Chapter 46

The abandoned processing plant had been mostly stripped for salvage by then and was awaiting demolition.

“Oates work here as a child?” I asked.

“Where he learned the trade. From nine to fifteen, I think.”

“It’s close enough,” I said, following him as he jumped over a channel cut in the floor that Peaks said had been used to sluice out blood and animal offal.

You’d think a place like that would still stink. But it didn’t. It was just dusty and dirty, and it made me feel more than a little claustrophobic.

We reached an old metal staircase, and the winds outside seemed to ebb. As we climbed, I caught the sound of something humming that I attributed to a change in wind direction because it was quickly smothered by new gusts that shook the walls.

I imagined the place as a teeming operation and I tried to see Oates in it based on what I’d read in the disturbing files Peaks had shown me.

As soon as Tanner Oates was born, he’d been abandoned in an alley in Galveston.

It would be a gross understatement to say the Texas foster-care system let Oates down. When his speech did not develop past grunting and whining, his first foster father, sick of the noises, began to beat him.

In turn, the boy began to lash out like a raging wild animal, which only provoked more abuse.

It wasn’t until he was nearly nine that he was finally diagnosed as profoundly hard of hearing. He wore bilateral hearing aids from that point forward and was eventually transferred to the care of the King family, who taught him to speak and read. His IQ, it turned out, was near genius level.

“This is it,” Peaks said now.

We’d reached the landing, and he pushed open the door to a large empty office. He gestured toward the corner.

“Mr. King’s body was there in a pool of blood. His wife’s corpse was laid perpendicular to him. Both headless. The heads are still missing.”

“Like all the rest of them,” I said. “They’re his trophies.”

“Skulls by now,” Peaks said.

“You said we could look at the Kings’ old house.”

“I said I’d ask.”

The Ranger pulled out his cell phone, looked at it. “No bars. Let me try outside.”

“Where the tornado’s coming,” I said, following him out.

“True enough,” he said, and he dropped down the stairs.

I paused to take it all in, tried to imagine what Oates could have experienced there that caused him to saw off the heads of the only people who’d ever been good and kind to him. I failed.

By the time I reached the bottom of the staircase, Peaks was stepping outside. I half expected to see the door torn away by the gusts, but then, as before, the wind died down.

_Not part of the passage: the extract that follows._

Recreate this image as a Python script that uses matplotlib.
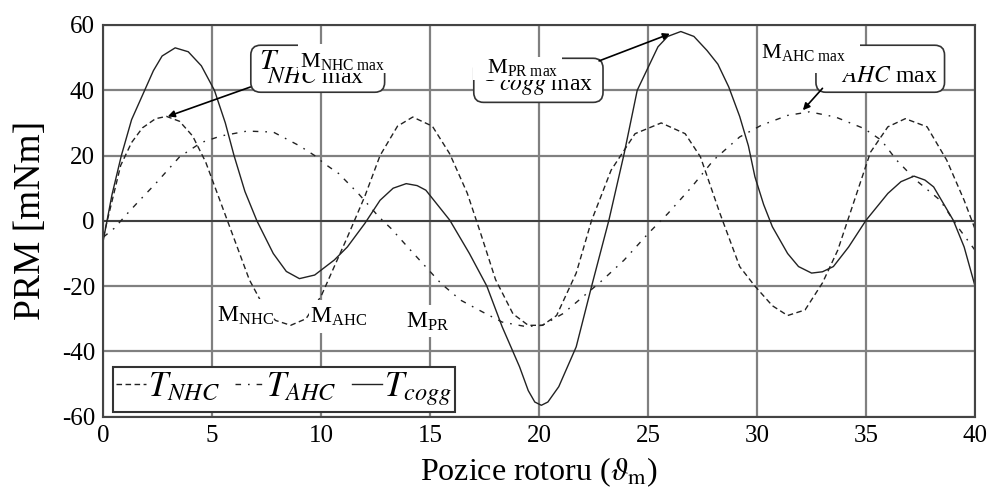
import numpy as np
import matplotlib
matplotlib.use('Agg')
import matplotlib.pyplot as plt
from matplotlib.patches import FancyBboxPatch, Rectangle

plt.rcParams['font.family'] = ['Liberation Serif', 'DejaVu Serif']
plt.rcParams['mathtext.fontset'] = 'stix'
plt.rcParams['axes.unicode_minus'] = False

# T_NHC (carkovana)
x_nhc = [0, 0.4, 0.8, 1.3, 1.8, 2.4, 2.9, 3.5, 4.1, 4.7, 5.2, 5.7, 6.2, 6.7, 7.3, 7.9,
         8.6, 9.3, 10.0, 10.6, 11.2, 12.0, 12.7, 13.5, 14.2, 15.1, 15.9, 16.7, 17.3,
         18.0, 18.8, 19.5, 20.15, 20.8, 21.7, 22.4, 23.3, 24.4, 25.6, 26.7, 27.4,
         28.3, 29.2, 29.9, 30.7, 31.4, 32.2, 33.0, 33.7, 34.5, 35.2, 36.0, 36.8,
         37.8, 38.7, 39.5, 40]
y_nhc = [-5, 6, 17, 24, 28.5, 31.3, 32, 30.5, 26, 18, 9, 0, -9, -18, -25.5, -30.5,
         -32, -30, -23, -14, -5, 7.5, 20, 29, 31.8, 29, 20.5, 8.5, -3.5,
         -18, -28.5, -32, -32, -29, -16, 0, 15.5, 26.7, 30, 26.7, 19.6,
         2.2, -14, -20, -26, -29, -27.3, -19, -9, 7, 21, 28.8, 31.3,
         28.8, 18.6, 6.3, -2.5]

# T_AHC (cerchovana)
x_ahc = [0, 0.5, 1.1, 1.6, 2.4, 3.5, 4.5, 5.4, 6.6, 7.8, 9.0, 9.7, 10.15, 10.8, 11.7,
         12.65, 13.2, 14.1, 15.5, 16.4, 17.4, 18.3, 19.4, 20.15, 21.1, 22.0, 22.9,
         23.9, 25.0, 25.9, 27.0, 28.0, 29.2, 30.2, 31.4, 32.4, 33.6, 34.9, 35.7,
         36.4, 37.3, 38.4, 39.2, 40]
y_ahc = [-5, -2.3, 2.2, 5.8, 11.4, 19.6, 24, 26, 27.5, 27.2, 23, 20, 17.5, 14.5, 8.4,
         1.2, -2.3, -9, -19.2, -24.3, -27.9, -31, -32.4, -32, -28.4, -23.3, -18.2,
         -12, -3.9, 2.2, 10.4, 18.6, 25.7, 29.3, 32.3, 33.4, 31.8, 28.3, 24.7,
         18.6, 12.4, 6.3, -1.8, -9]

# T_cogg (plna)
x_cog = [0, 0.4, 0.83, 1.3, 1.9, 2.3, 2.7, 3.3, 3.9, 4.5, 5.1, 5.6, 6.0, 6.5, 7.05,
         7.8, 8.4, 9.0, 9.7, 10.6, 11.2, 12.0, 12.7, 13.3, 13.9, 14.4, 14.8, 15.9,
         16.8, 17.6, 18.3, 19.1, 19.5, 19.8, 20.1, 20.4, 20.9, 21.7, 22.4, 23.2,
         23.9, 24.5, 25.45, 25.9, 26.5, 27.1, 27.7, 28.2, 28.7, 29.2, 29.6, 29.9,
         30.3, 30.7, 31.4, 31.9, 32.5, 33.0, 33.5, 34.2, 35.0, 36.0, 36.6, 37.2,
         37.7, 38.1, 39.0, 39.5, 40]
y_cog = [-6, 8, 20, 31, 40, 46, 50.5, 53, 51.8, 47.5, 40, 30, 20, 9, 0,
         -10, -15.5, -17.7, -16.6, -12, -8, -0.8, 6.3, 10, 11.4, 10.8, 9.4, 0.2,
         -10, -20, -32.4, -44.7, -52, -55.5, -56.5, -55.5, -50.8, -38.6, -20.2, 0.2,
         20.6, 40, 53.3, 56.5, 58, 56.5, 52.2, 48, 41, 32, 23, 13.5,
         5, -1.8, -10, -14, -16, -15.6, -14, -8, 0.2, 8.4, 12, 13.7,
         12.5, 10.4, 0.2, -8, -20]

xticks = [0, 5, 10, 15, 20, 25, 30, 35, 40]
yticks = [-60, -40, -20, 0, 20, 40, 60]

fig = plt.figure(figsize=(9.91, 4.91), dpi=100)
ax = fig.add_axes([0.1042, 0.1513, 0.8797, 0.7978])

ink = '#222222'
ax.plot(x_nhc, y_nhc, color=ink, lw=1.0, dashes=(4, 2.5), label=r'$T_{NHC}$')
ax.plot(x_ahc, y_ahc, color=ink, lw=1.0, dashes=(4, 5, 1.2, 5), label=r'$T_{AHC}$')
ax.plot(x_cog, y_cog, color=ink, lw=1.0, label=r'$T_{cogg}$')

ax.set_xlim(0, 40)
ax.set_ylim(-60, 60)
ax.set_xticks(xticks)
ax.set_yticks(yticks)
ax.grid(True, color='#808080', lw=1.6)
ax.set_axisbelow(True)
ax.axhline(0, color='#333333', lw=1.2, zorder=1)
for s in ax.spines.values():
    s.set_color('#444444')
    s.set_linewidth(1.5)
ax.tick_params(length=0, labelsize=18, pad=6)
ax.set_xlabel('Pozice rotoru ($\\vartheta_{\\mathrm{m}}$)', fontsize=23, labelpad=6)
ax.set_ylabel('PRM [mNm]', fontsize=27, labelpad=10)

leg = ax.legend(loc='lower left', bbox_to_anchor=(0.011, 0.013), ncol=3, fontsize=25,
                handlelength=0.85, handletextpad=0.05, columnspacing=0.45,
                borderpad=0.1, borderaxespad=0, fancybox=False, framealpha=1)
leg.get_frame().set_edgecolor('#333333')
leg.get_frame().set_linewidth(1.5)

# puvodni ramecky
boxes = [(6.77, 39.4, 12.91, 53.8), (17.0, 36.3, 22.93, 49.8), (32.7, 39.4, 38.6, 53.8)]
for x0, y0, x1, y1 in boxes:
    p = FancyBboxPatch((x0, y0), x1 - x0, y1 - y0,
                       boxstyle='round,pad=0,rounding_size=0.45', mutation_aspect=6.7,
                       fc='white', ec='#333333', lw=1.2, zorder=5)
    ax.add_patch(p)

# puvodni texty v rameccich (T a index zvlast)
box_t = [(7.13, 46.4), (17.42, 42.8), (33.08, 47.05)]
box_sub = [(7.5, 42.1, r'$NHC$ max'), (18.15, 40.1, r'$cogg$ max'), (33.85, 42.4, r'$AHC$ max')]
for tx, ty in box_t:
    ax.text(tx, ty, r'$T$', fontsize=21, ha='left', va='baseline', zorder=6)
for tx, ty, txt in box_sub:
    ax.text(tx, ty, txt, fontsize=17, ha='left', va='baseline', zorder=6)

arrow = dict(arrowstyle='-|>', color='k', lw=1.2, mutation_scale=10, shrinkA=0, shrinkB=0)
ax.annotate('', xy=(2.96, 32), xytext=(6.75, 41), zorder=7, arrowprops=arrow)
ax.annotate('', xy=(26.0, 57.3), xytext=(22.75, 49), zorder=7, arrowprops=arrow)
ax.annotate('', xy=(32.1, 33.9), xytext=(33.0, 40.6), zorder=7, arrowprops=arrow)

# prelepene nove popisky
covers = [(8.95, 45.2, 13.5, 54.1), (16.96, 43.1, 21.06, 50.3), (30.12, 45.2, 34.72, 59.0),
          (5.17, -34.1, 7.72, -24.0), (9.45, -34.4, 12.0, -24.3), (13.82, -35.6, 15.96, -25.8)]
for x0, y0, x1, y1 in covers:
    ax.add_patch(Rectangle((x0, y0), x1 - x0, y1 - y0, fc='white', ec='none', zorder=8, clip_on=False))

labels = [(9.04, 47.0, r'M$_{\mathregular{NHC\ max}}$', 16),
          (17.6, 45.2, r'M$_{\mathregular{PR\ max}}$', 16),
          (30.2, 49.8, r'M$_{\mathregular{AHC\ max}}$', 16),
          (5.22, -31.0, r'M$_{\mathregular{NHC}}$', 17),
          (9.5, -31.3, r'M$_{\mathregular{AHC}}$', 17),
          (13.87, -32.8, r'M$_{\mathregular{PR}}$', 17)]
for tx, ty, txt, fs in labels:
    ax.text(tx, ty, txt, fontsize=fs, ha='left', va='baseline', zorder=9)

fig.savefig('out.png', dpi=100)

And I heard that humming noise again. I realized it was coming from the other side of the wall where I was standing. I flashed the light around and saw another door, right below the one upstairs.

I went over to it as the gusting rose again and tried the knob. It turned.

I pushed it open, went inside, and saw the source of the hum: a Honda generator pushed up against a hole that had been cut in the back of the building to vent the machine’s exhaust. A heavy-duty extension cord ran from the generator and into a jumble of old boxes, trash, and debris left behind by the salvagers. I followed the cord to a large, dark windowless room also crammed with junk.

I flashed my light around into the shadows and then back along the electric line that ran to a large, filthy white box. I crossed to it, kicking aside cans and other trash, and realized I was looking at an old lift-top freezer.

I raised the lid and a powerful strobe light went on, blinding me. But not before I’d seen at least a dozen frozen human heads stacked inside the cold locker.

I staggered backward, dropping the lid, and threw up my arms to block the light, which seemed to be coming from the wall right behind the freezer.

Over the wind, I thought I heard something a split second before someone very powerful grabbed me around the neck from behind.